[Records from a collection]
****************************************

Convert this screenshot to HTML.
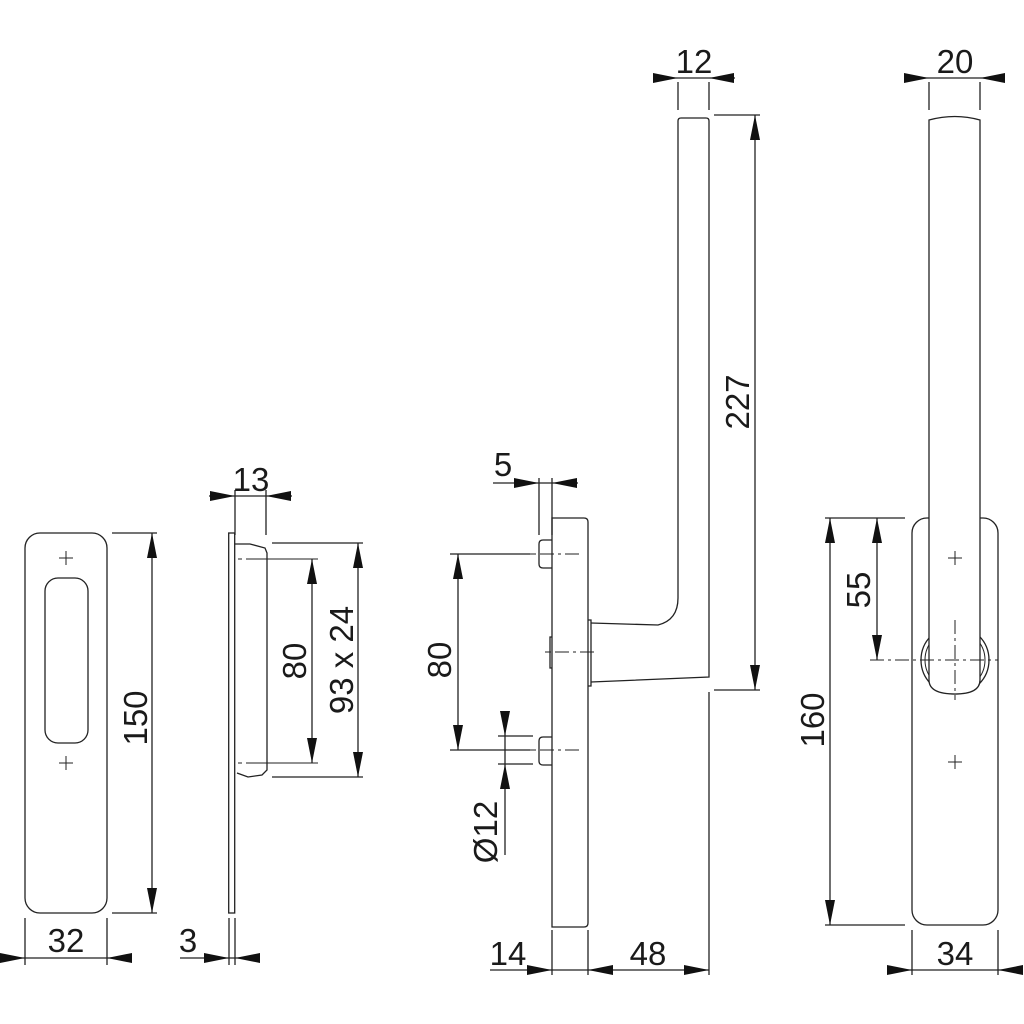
<!DOCTYPE html>
<html><head><style>html,body{margin:0;padding:0;background:#fff}svg{display:block}text{font-family:"Liberation Sans",sans-serif;font-size:33px;fill:#1a1a1a}</style></head><body>
<svg width="1024" height="1024" viewBox="0 0 1024 1024" xmlns="http://www.w3.org/2000/svg">
<defs>
<path id="ar" d="M0,0 L-25,-5 L-25,5 Z" fill="#111"/>
</defs>
<g fill="none" stroke="#222" stroke-width="1.3">
<!-- left plate -->
<rect x="25" y="533" width="82" height="380" rx="15"/>
<rect x="45" y="578" width="43" height="165" rx="13"/>
<path d="M59,558h14M66,551v14M59,763h14M66,756v14" stroke-width="1"/>
<path d="M112,533h45M112,913h45M152,533v380"/>
<path d="M25,918v47M107,918v47M0,958h132"/>
<!-- side view -->
<rect x="228.7" y="533" width="6" height="380"/>
<path d="M235,544L250,544L265,548L267,553L267,770L262,775L248,777L237,773"/>
<path d="M238,559h4M246,559h72M238,763h4M246,763h72" stroke-width="1"/>
<path d="M272,543h91M272,777h91M358,543v234M312,559v204"/>
<path d="M235,490v45M266,490v45M209,496h83"/>
<path d="M229,918v47M235,918v47M180,958h80"/>
<!-- handle side -->
<path d="M552,518h32q4,0 4,4v401q0,4-4,4h-32Z"/>
<path d="M552,540h-9q-4,0-4,4v20q0,4,4,4h9M552,737h-9q-4,0-4,4v20q0,4,4,4h9"/>
<path d="M588,620h3v66h-3M552,637h-2v31h2"/>
<path d="M591,623L658,625Q678,620 678,598V121q0-3 3-3h25q3,0 3,3V677L591,682"/>
<path d="M709,692V975M714,690h46M714,115h46M755,115v575"/>
<path d="M678,82v28M709,82v28M653,78h82"/>
<path d="M539,478v57M552,478v57M493,483h85"/>
<path d="M530,554h-80M530,750h-80M458,554v196"/>
<path d="M498,736h35M498,764h35M505,718v137"/>
<path d="M552,930v45M588,930v45M490,970h219"/>
<path d="M530,554h6M540,554h42M530,750h6M540,750h42M545,652h6M555,652h40" stroke-width="1" stroke-dasharray="14,4,3,4"/>
<!-- front view -->
<rect x="912" y="518" width="86" height="407" rx="15"/>
<circle cx="955" cy="660" r="34"/>
<circle cx="955" cy="660" r="30" stroke-width="1"/>
<path d="M929,680V120Q955,113 980,120V680Q980,694 955,694Q929,694 929,680Z" fill="#fff"/>
<path d="M948,558h14M955,551v14M948,762h14M955,755v14" stroke-width="1"/>
<path d="M955,620v80M870,660h128" stroke-width="1" stroke-dasharray="14,4,3,4"/>
<path d="M825,518h80M825,925h80M830,518v407M877,518v142"/>
<path d="M929,82v28M980,82v28M904,78h101"/>
<path d="M912,930v45M998,930v45M887,970h136"/>
</g>
<g>
<use href="#ar" transform="translate(152,533) rotate(-90)"/><use href="#ar" transform="translate(152,913) rotate(90)"/>
<use href="#ar" transform="translate(25,958)"/><use href="#ar" transform="translate(107,958) rotate(180)"/>
<use href="#ar" transform="translate(312,559) rotate(-90)"/><use href="#ar" transform="translate(312,763) rotate(90)"/>
<use href="#ar" transform="translate(358,543) rotate(-90)"/><use href="#ar" transform="translate(358,777) rotate(90)"/>
<use href="#ar" transform="translate(235,496)"/><use href="#ar" transform="translate(266,496) rotate(180)"/>
<use href="#ar" transform="translate(229,958)"/><use href="#ar" transform="translate(235,958) rotate(180)"/>
<use href="#ar" transform="translate(755,115) rotate(-90)"/><use href="#ar" transform="translate(755,690) rotate(90)"/>
<use href="#ar" transform="translate(678,78)"/><use href="#ar" transform="translate(709,78) rotate(180)"/>
<use href="#ar" transform="translate(539,483)"/><use href="#ar" transform="translate(552,483) rotate(180)"/>
<use href="#ar" transform="translate(458,554) rotate(-90)"/><use href="#ar" transform="translate(458,750) rotate(90)"/>
<use href="#ar" transform="translate(505,736) rotate(90)"/><use href="#ar" transform="translate(505,764) rotate(-90)"/>
<use href="#ar" transform="translate(552,970)"/><use href="#ar" transform="translate(588,970) rotate(180)"/><use href="#ar" transform="translate(709,970)"/>
<use href="#ar" transform="translate(830,518) rotate(-90)"/><use href="#ar" transform="translate(830,925) rotate(90)"/>
<use href="#ar" transform="translate(877,518) rotate(-90)"/><use href="#ar" transform="translate(877,660) rotate(90)"/>
<use href="#ar" transform="translate(929,78)"/><use href="#ar" transform="translate(980,78) rotate(180)"/>
<use href="#ar" transform="translate(912,970)"/><use href="#ar" transform="translate(998,970) rotate(180)"/>
</g>
<g text-anchor="middle">
<text x="66" y="952">32</text>
<text x="188" y="952">3</text>
<text x="251" y="491">13</text>
<text x="508" y="965">14</text>
<text x="648" y="965">48</text>
<text x="503" y="476">5</text>
<text x="694" y="73">12</text>
<text x="955" y="73">20</text>
<text x="955" y="965">34</text>
<text transform="translate(147,718) rotate(-90)">150</text>
<text transform="translate(306,661) rotate(-90)">80</text>
<text transform="translate(353,660) rotate(-90)">93 x 24</text>
<text transform="translate(451,660) rotate(-90)">80</text>
<text transform="translate(497,832) rotate(-90)">Ø12</text>
<text transform="translate(749,402) rotate(-90)">227</text>
<text transform="translate(824,720) rotate(-90)">160</text>
<text transform="translate(870,590) rotate(-90)">55</text>
</g>
</svg>
</body></html>
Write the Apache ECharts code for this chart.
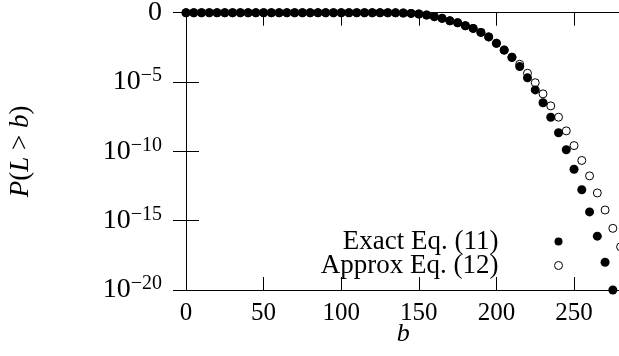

****************************************

What to do
Make an exact copy of all the material, but keep the pictures out of it.

In response
Convert this screenshot to HTML.
<!DOCTYPE html>
<html><head><style>html,body{margin:0;padding:0;background:#fff}svg{display:block}text{font-family:"Liberation Sans",sans-serif;font-size:33px;fill:#1a1a1a}</style></head><body>
<svg width="1024" height="1024" viewBox="0 0 1024 1024" xmlns="http://www.w3.org/2000/svg">
<defs>
<path id="ar" d="M0,0 L-25,-5 L-25,5 Z" fill="#111"/>
</defs>
<g fill="none" stroke="#222" stroke-width="1.3">
<!-- left plate -->
<rect x="25" y="533" width="82" height="380" rx="15"/>
<rect x="45" y="578" width="43" height="165" rx="13"/>
<path d="M59,558h14M66,551v14M59,763h14M66,756v14" stroke-width="1"/>
<path d="M112,533h45M112,913h45M152,533v380"/>
<path d="M25,918v47M107,918v47M0,958h132"/>
<!-- side view -->
<rect x="228.7" y="533" width="6" height="380"/>
<path d="M235,544L250,544L265,548L267,553L267,770L262,775L248,777L237,773"/>
<path d="M238,559h4M246,559h72M238,763h4M246,763h72" stroke-width="1"/>
<path d="M272,543h91M272,777h91M358,543v234M312,559v204"/>
<path d="M235,490v45M266,490v45M209,496h83"/>
<path d="M229,918v47M235,918v47M180,958h80"/>
<!-- handle side -->
<path d="M552,518h32q4,0 4,4v401q0,4-4,4h-32Z"/>
<path d="M552,540h-9q-4,0-4,4v20q0,4,4,4h9M552,737h-9q-4,0-4,4v20q0,4,4,4h9"/>
<path d="M588,620h3v66h-3M552,637h-2v31h2"/>
<path d="M591,623L658,625Q678,620 678,598V121q0-3 3-3h25q3,0 3,3V677L591,682"/>
<path d="M709,692V975M714,690h46M714,115h46M755,115v575"/>
<path d="M678,82v28M709,82v28M653,78h82"/>
<path d="M539,478v57M552,478v57M493,483h85"/>
<path d="M530,554h-80M530,750h-80M458,554v196"/>
<path d="M498,736h35M498,764h35M505,718v137"/>
<path d="M552,930v45M588,930v45M490,970h219"/>
<path d="M530,554h6M540,554h42M530,750h6M540,750h42M545,652h6M555,652h40" stroke-width="1" stroke-dasharray="14,4,3,4"/>
<!-- front view -->
<rect x="912" y="518" width="86" height="407" rx="15"/>
<circle cx="955" cy="660" r="34"/>
<circle cx="955" cy="660" r="30" stroke-width="1"/>
<path d="M929,680V120Q955,113 980,120V680Q980,694 955,694Q929,694 929,680Z" fill="#fff"/>
<path d="M948,558h14M955,551v14M948,762h14M955,755v14" stroke-width="1"/>
<path d="M955,620v80M870,660h128" stroke-width="1" stroke-dasharray="14,4,3,4"/>
<path d="M825,518h80M825,925h80M830,518v407M877,518v142"/>
<path d="M929,82v28M980,82v28M904,78h101"/>
<path d="M912,930v45M998,930v45M887,970h136"/>
</g>
<g>
<use href="#ar" transform="translate(152,533) rotate(-90)"/><use href="#ar" transform="translate(152,913) rotate(90)"/>
<use href="#ar" transform="translate(25,958)"/><use href="#ar" transform="translate(107,958) rotate(180)"/>
<use href="#ar" transform="translate(312,559) rotate(-90)"/><use href="#ar" transform="translate(312,763) rotate(90)"/>
<use href="#ar" transform="translate(358,543) rotate(-90)"/><use href="#ar" transform="translate(358,777) rotate(90)"/>
<use href="#ar" transform="translate(235,496)"/><use href="#ar" transform="translate(266,496) rotate(180)"/>
<use href="#ar" transform="translate(229,958)"/><use href="#ar" transform="translate(235,958) rotate(180)"/>
<use href="#ar" transform="translate(755,115) rotate(-90)"/><use href="#ar" transform="translate(755,690) rotate(90)"/>
<use href="#ar" transform="translate(678,78)"/><use href="#ar" transform="translate(709,78) rotate(180)"/>
<use href="#ar" transform="translate(539,483)"/><use href="#ar" transform="translate(552,483) rotate(180)"/>
<use href="#ar" transform="translate(458,554) rotate(-90)"/><use href="#ar" transform="translate(458,750) rotate(90)"/>
<use href="#ar" transform="translate(505,736) rotate(90)"/><use href="#ar" transform="translate(505,764) rotate(-90)"/>
<use href="#ar" transform="translate(552,970)"/><use href="#ar" transform="translate(588,970) rotate(180)"/><use href="#ar" transform="translate(709,970)"/>
<use href="#ar" transform="translate(830,518) rotate(-90)"/><use href="#ar" transform="translate(830,925) rotate(90)"/>
<use href="#ar" transform="translate(877,518) rotate(-90)"/><use href="#ar" transform="translate(877,660) rotate(90)"/>
<use href="#ar" transform="translate(929,78)"/><use href="#ar" transform="translate(980,78) rotate(180)"/>
<use href="#ar" transform="translate(912,970)"/><use href="#ar" transform="translate(998,970) rotate(180)"/>
</g>
<g text-anchor="middle">
<text x="66" y="952">32</text>
<text x="188" y="952">3</text>
<text x="251" y="491">13</text>
<text x="508" y="965">14</text>
<text x="648" y="965">48</text>
<text x="503" y="476">5</text>
<text x="694" y="73">12</text>
<text x="955" y="73">20</text>
<text x="955" y="965">34</text>
<text transform="translate(147,718) rotate(-90)">150</text>
<text transform="translate(306,661) rotate(-90)">80</text>
<text transform="translate(353,660) rotate(-90)">93 x 24</text>
<text transform="translate(451,660) rotate(-90)">80</text>
<text transform="translate(497,832) rotate(-90)">Ø12</text>
<text transform="translate(749,402) rotate(-90)">227</text>
<text transform="translate(824,720) rotate(-90)">160</text>
<text transform="translate(870,590) rotate(-90)">55</text>
</g>
</svg>
</body></html>
Write the Apache ECharts code for this chart.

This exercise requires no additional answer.